Although the paper announcing cryoDRGN was just published in February, the tool created a stir as soon as Zhong posted her code online, many months prior. The cryoDRGN team thinks this is because leveraging knowledge from two disciplines let them visualize the full range of structures that protein complexes can have, and that’s something researchers have wanted to do for a long time. For example, the cryoDRGN team recently collaborated with researchers from Harvard and Washington universities to study locomotion of the single-celled organism Chlamydomonas reinhardtii. The mechanisms they uncovered could shed light on human health conditions, like male infertility, that arise when cells lose the ability to move. The team is also using cryoDRGN to study the structure of the SARS-CoV-2 spike protein, which could help scientists design treatments and vaccines to fight coronaviruses.
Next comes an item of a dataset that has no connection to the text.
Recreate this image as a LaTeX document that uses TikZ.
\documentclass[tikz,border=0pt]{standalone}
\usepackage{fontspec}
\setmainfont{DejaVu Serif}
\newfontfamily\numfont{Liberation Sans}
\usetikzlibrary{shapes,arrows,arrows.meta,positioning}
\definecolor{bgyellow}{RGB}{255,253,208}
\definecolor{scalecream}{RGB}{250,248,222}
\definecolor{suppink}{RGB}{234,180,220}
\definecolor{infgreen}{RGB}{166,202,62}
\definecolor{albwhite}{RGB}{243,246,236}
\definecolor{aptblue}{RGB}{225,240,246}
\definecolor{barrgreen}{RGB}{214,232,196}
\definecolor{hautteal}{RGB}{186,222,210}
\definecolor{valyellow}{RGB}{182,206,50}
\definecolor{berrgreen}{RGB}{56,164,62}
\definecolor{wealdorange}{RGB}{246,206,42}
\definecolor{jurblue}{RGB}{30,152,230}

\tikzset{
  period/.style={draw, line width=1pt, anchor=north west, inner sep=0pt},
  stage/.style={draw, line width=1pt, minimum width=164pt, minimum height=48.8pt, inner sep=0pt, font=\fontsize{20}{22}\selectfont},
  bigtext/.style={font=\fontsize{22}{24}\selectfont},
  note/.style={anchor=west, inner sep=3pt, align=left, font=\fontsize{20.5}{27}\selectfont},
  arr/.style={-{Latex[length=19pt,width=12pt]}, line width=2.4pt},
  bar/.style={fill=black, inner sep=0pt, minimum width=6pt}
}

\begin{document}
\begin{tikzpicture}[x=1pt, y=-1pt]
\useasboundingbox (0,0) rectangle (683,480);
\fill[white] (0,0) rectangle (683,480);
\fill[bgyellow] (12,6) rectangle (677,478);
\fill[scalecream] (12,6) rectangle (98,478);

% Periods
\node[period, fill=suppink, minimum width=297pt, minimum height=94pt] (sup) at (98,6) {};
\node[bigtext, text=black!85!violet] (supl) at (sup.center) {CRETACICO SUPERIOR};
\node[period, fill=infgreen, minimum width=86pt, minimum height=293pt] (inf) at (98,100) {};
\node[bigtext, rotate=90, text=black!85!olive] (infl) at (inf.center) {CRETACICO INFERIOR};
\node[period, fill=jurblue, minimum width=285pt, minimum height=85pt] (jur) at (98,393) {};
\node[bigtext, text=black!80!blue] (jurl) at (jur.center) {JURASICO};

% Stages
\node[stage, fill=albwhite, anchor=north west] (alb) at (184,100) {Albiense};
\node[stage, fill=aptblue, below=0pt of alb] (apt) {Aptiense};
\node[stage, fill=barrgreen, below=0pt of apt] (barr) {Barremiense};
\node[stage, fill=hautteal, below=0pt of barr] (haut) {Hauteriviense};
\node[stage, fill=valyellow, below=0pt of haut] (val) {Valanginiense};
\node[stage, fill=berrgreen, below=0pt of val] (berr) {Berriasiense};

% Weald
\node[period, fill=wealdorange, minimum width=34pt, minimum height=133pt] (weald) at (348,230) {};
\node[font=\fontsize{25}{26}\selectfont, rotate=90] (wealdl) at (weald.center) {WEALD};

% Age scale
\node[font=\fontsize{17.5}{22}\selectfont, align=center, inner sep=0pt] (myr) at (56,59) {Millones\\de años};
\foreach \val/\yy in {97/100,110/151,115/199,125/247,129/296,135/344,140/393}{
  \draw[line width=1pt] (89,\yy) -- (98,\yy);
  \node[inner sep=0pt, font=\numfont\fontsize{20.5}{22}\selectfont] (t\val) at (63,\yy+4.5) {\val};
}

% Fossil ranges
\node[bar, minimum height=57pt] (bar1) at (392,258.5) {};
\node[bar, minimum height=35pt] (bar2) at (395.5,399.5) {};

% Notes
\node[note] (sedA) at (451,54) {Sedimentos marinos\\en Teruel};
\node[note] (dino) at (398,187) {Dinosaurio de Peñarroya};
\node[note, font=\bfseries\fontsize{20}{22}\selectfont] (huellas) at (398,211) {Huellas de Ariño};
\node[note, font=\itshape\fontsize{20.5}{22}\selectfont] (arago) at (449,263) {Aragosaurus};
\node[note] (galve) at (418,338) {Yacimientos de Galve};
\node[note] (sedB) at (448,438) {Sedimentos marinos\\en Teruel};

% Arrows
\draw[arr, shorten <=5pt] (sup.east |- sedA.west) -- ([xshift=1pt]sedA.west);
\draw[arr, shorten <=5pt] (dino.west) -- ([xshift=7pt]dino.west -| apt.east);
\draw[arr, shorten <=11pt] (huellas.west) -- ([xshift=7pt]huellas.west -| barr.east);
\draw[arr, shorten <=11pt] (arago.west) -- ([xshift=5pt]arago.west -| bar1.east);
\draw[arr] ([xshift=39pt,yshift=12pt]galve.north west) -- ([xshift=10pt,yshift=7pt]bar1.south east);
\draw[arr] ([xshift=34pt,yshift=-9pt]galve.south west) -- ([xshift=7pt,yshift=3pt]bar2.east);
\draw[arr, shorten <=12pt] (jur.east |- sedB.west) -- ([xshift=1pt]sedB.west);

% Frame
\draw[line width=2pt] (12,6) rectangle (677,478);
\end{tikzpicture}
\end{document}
Zhong, Berger, and Davis say they’re excited to continue using neural nets to improve cryo-EM analysis, and to extend their computational work to other aspects of biology. Davis cited mass spectrometry as “a ripe area to apply computation.” This technique can complement cryo-EM by showing researchers the identities of proteins, how many of them are bound together, and how cells have modified them.
“Collaborations between disciplines are the future,” Berger says. “Researchers focused on a single discipline can take it only so far with existing techniques. Shining a different lens on the problem is how advances can be made.”
Zhong says it’s not a bad way to spend a PhD, either. Asked what she’d say to incoming graduate students considering interdisciplinary projects, she says: “Definitely do it.”